-- Given information --
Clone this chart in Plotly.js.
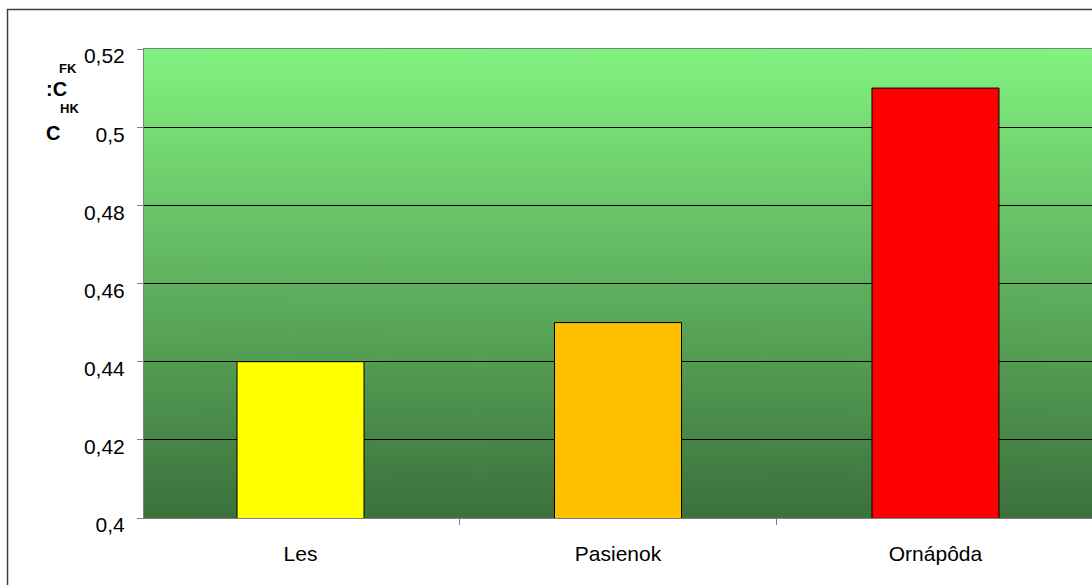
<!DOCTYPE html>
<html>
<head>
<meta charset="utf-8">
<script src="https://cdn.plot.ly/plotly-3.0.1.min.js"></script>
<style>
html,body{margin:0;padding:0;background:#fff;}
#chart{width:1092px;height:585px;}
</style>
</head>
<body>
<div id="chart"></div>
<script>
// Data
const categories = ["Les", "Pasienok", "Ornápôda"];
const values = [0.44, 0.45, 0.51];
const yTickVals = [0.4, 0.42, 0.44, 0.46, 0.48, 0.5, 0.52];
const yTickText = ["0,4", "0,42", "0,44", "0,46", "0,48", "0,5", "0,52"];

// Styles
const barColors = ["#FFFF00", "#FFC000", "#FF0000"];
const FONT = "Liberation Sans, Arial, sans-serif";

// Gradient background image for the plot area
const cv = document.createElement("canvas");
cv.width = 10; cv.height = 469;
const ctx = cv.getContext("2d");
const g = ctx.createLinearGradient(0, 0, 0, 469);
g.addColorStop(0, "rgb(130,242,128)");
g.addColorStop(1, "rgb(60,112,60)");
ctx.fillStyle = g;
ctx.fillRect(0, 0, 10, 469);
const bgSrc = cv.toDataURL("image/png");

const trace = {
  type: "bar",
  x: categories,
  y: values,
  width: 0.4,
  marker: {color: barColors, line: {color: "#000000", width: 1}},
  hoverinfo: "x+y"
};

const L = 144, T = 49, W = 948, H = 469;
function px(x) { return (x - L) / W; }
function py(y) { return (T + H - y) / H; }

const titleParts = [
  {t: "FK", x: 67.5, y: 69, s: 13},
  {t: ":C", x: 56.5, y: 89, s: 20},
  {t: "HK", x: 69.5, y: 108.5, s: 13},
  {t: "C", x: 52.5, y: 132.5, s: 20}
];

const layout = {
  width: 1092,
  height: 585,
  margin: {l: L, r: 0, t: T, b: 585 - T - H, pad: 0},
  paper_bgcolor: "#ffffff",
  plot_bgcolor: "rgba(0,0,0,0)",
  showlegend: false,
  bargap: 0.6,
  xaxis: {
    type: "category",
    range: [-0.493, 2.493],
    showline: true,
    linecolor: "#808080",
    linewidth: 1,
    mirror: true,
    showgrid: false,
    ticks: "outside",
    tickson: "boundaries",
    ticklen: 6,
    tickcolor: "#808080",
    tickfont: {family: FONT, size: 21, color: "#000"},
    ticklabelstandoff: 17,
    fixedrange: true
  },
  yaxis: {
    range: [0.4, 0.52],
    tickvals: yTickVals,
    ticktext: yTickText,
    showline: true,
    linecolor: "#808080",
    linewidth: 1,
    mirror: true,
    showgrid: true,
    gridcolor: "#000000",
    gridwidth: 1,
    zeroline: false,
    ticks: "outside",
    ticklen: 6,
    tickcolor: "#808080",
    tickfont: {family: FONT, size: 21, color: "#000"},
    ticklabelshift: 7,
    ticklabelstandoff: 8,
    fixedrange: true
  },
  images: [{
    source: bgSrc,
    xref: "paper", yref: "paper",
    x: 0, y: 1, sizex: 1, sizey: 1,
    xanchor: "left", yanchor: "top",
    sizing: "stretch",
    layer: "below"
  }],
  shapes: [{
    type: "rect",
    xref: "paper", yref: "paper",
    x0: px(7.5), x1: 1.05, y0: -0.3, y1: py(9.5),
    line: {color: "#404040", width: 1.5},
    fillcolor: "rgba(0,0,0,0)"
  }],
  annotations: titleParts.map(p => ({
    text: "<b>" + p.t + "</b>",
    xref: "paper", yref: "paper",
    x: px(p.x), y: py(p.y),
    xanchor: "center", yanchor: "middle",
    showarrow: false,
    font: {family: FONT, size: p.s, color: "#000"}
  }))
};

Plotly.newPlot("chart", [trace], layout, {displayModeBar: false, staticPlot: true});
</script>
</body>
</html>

-- The request --
Give back the whole listing as it stands, minus its pictures.

-- Exercise response --
Clone this chart in Plotly.js.
<!DOCTYPE html>
<html>
<head>
<meta charset="utf-8">
<script src="https://cdn.plot.ly/plotly-3.0.1.min.js"></script>
<style>
html,body{margin:0;padding:0;background:#fff;}
#chart{width:1092px;height:585px;}
</style>
</head>
<body>
<div id="chart"></div>
<script>
// Data
const categories = ["Les", "Pasienok", "Ornápôda"];
const values = [0.44, 0.45, 0.51];
const yTickVals = [0.4, 0.42, 0.44, 0.46, 0.48, 0.5, 0.52];
const yTickText = ["0,4", "0,42", "0,44", "0,46", "0,48", "0,5", "0,52"];

// Styles
const barColors = ["#FFFF00", "#FFC000", "#FF0000"];
const FONT = "Liberation Sans, Arial, sans-serif";

// Gradient background image for the plot area
const cv = document.createElement("canvas");
cv.width = 10; cv.height = 469;
const ctx = cv.getContext("2d");
const g = ctx.createLinearGradient(0, 0, 0, 469);
g.addColorStop(0, "rgb(130,242,128)");
g.addColorStop(1, "rgb(60,112,60)");
ctx.fillStyle = g;
ctx.fillRect(0, 0, 10, 469);
const bgSrc = cv.toDataURL("image/png");

const trace = {
  type: "bar",
  x: categories,
  y: values,
  width: 0.4,
  marker: {color: barColors, line: {color: "#000000", width: 1}},
  hoverinfo: "x+y"
};

const L = 144, T = 49, W = 948, H = 469;
function px(x) { return (x - L) / W; }
function py(y) { return (T + H - y) / H; }

const titleParts = [
  {t: "FK", x: 67.5, y: 69, s: 13},
  {t: ":C", x: 56.5, y: 89, s: 20},
  {t: "HK", x: 69.5, y: 108.5, s: 13},
  {t: "C", x: 52.5, y: 132.5, s: 20}
];

const layout = {
  width: 1092,
  height: 585,
  margin: {l: L, r: 0, t: T, b: 585 - T - H, pad: 0},
  paper_bgcolor: "#ffffff",
  plot_bgcolor: "rgba(0,0,0,0)",
  showlegend: false,
  bargap: 0.6,
  xaxis: {
    type: "category",
    range: [-0.493, 2.493],
    showline: true,
    linecolor: "#808080",
    linewidth: 1,
    mirror: true,
    showgrid: false,
    ticks: "outside",
    tickson: "boundaries",
    ticklen: 6,
    tickcolor: "#808080",
    tickfont: {family: FONT, size: 21, color: "#000"},
    ticklabelstandoff: 17,
    fixedrange: true
  },
  yaxis: {
    range: [0.4, 0.52],
    tickvals: yTickVals,
    ticktext: yTickText,
    showline: true,
    linecolor: "#808080",
    linewidth: 1,
    mirror: true,
    showgrid: true,
    gridcolor: "#000000",
    gridwidth: 1,
    zeroline: false,
    ticks: "outside",
    ticklen: 6,
    tickcolor: "#808080",
    tickfont: {family: FONT, size: 21, color: "#000"},
    ticklabelshift: 7,
    ticklabelstandoff: 8,
    fixedrange: true
  },
  images: [{
    source: bgSrc,
    xref: "paper", yref: "paper",
    x: 0, y: 1, sizex: 1, sizey: 1,
    xanchor: "left", yanchor: "top",
    sizing: "stretch",
    layer: "below"
  }],
  shapes: [{
    type: "rect",
    xref: "paper", yref: "paper",
    x0: px(7.5), x1: 1.05, y0: -0.3, y1: py(9.5),
    line: {color: "#404040", width: 1.5},
    fillcolor: "rgba(0,0,0,0)"
  }],
  annotations: titleParts.map(p => ({
    text: "<b>" + p.t + "</b>",
    xref: "paper", yref: "paper",
    x: px(p.x), y: py(p.y),
    xanchor: "center", yanchor: "middle",
    showarrow: false,
    font: {family: FONT, size: p.s, color: "#000"}
  }))
};

Plotly.newPlot("chart", [trace], layout, {displayModeBar: false, staticPlot: true});
</script>
</body>
</html>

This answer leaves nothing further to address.